Abstract

Availability cascades are defined as disproportionately large increases in public discourse on certain events or topics which give rise to the ubiquitous use of the availability heuristic, thereby induce biases in decision-making. Empirical investigation into availability cascades in the social sciences is limited, especially in contexts where decisions are made in the face of considerable uncertainty. In this paper, we study the impact of availability cascades originating from two sources, the print and social media, in the context of technology-based entrepreneurship. First, we explore the conditions under which the rise of an availability cascade influences the nascent entrepreneur’s decision to incorporate a firm in the specific technology domain experiencing the cascade. Second, we test the effect of the availability cascade on the time taken for a nascent entrepreneur in the specific technology domain experiencing a cascade to receive first-round funding from a venture capitalist. Our results show the positive effect of both the social media information cascade as well as the print media information cascade on firm founding and first-round funding. Additionally, we show that the social media cascade mediates the relationship between the print media cascade and firm founding / funding, thereby showing the agenda-setting nature of interactive social media in the context of technology entrepreneurship.
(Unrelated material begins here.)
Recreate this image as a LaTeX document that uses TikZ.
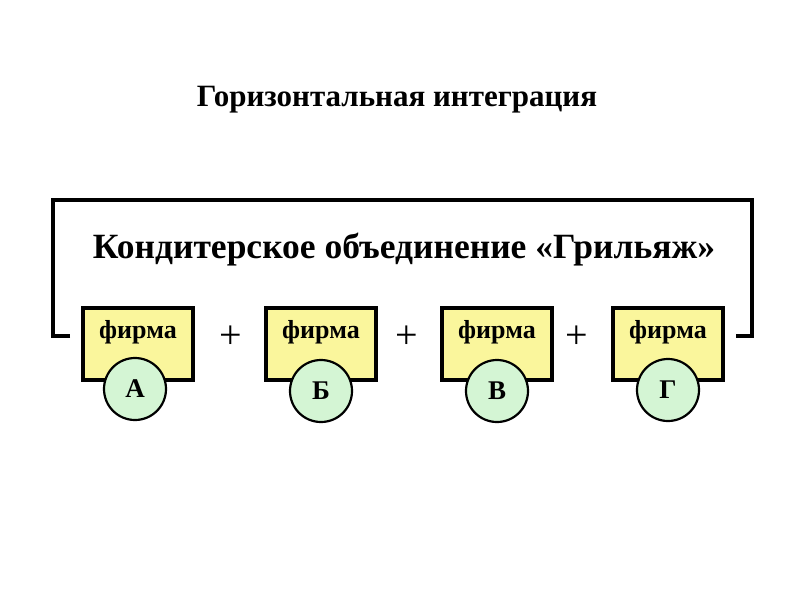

We test these hypotheses on entrepreneurship data obtained from VentureXpert and the Census Bureau, augmented with social media data from the three largest blogging platforms and print media data from newspaper articles collected through the Internet between 1995 and 2007. Our results provide evidence for the effect of availability cascades on the two decision-making contexts we address and also show support for the hypothesized mediation effect. Our work here is the first, to our knowledge, to show directly how social and print media may interact in influencing entrepreneurial decisions in a decentralized manner and also provides evidence on how social media plays an increasingly important role in agenda-setting in the economy.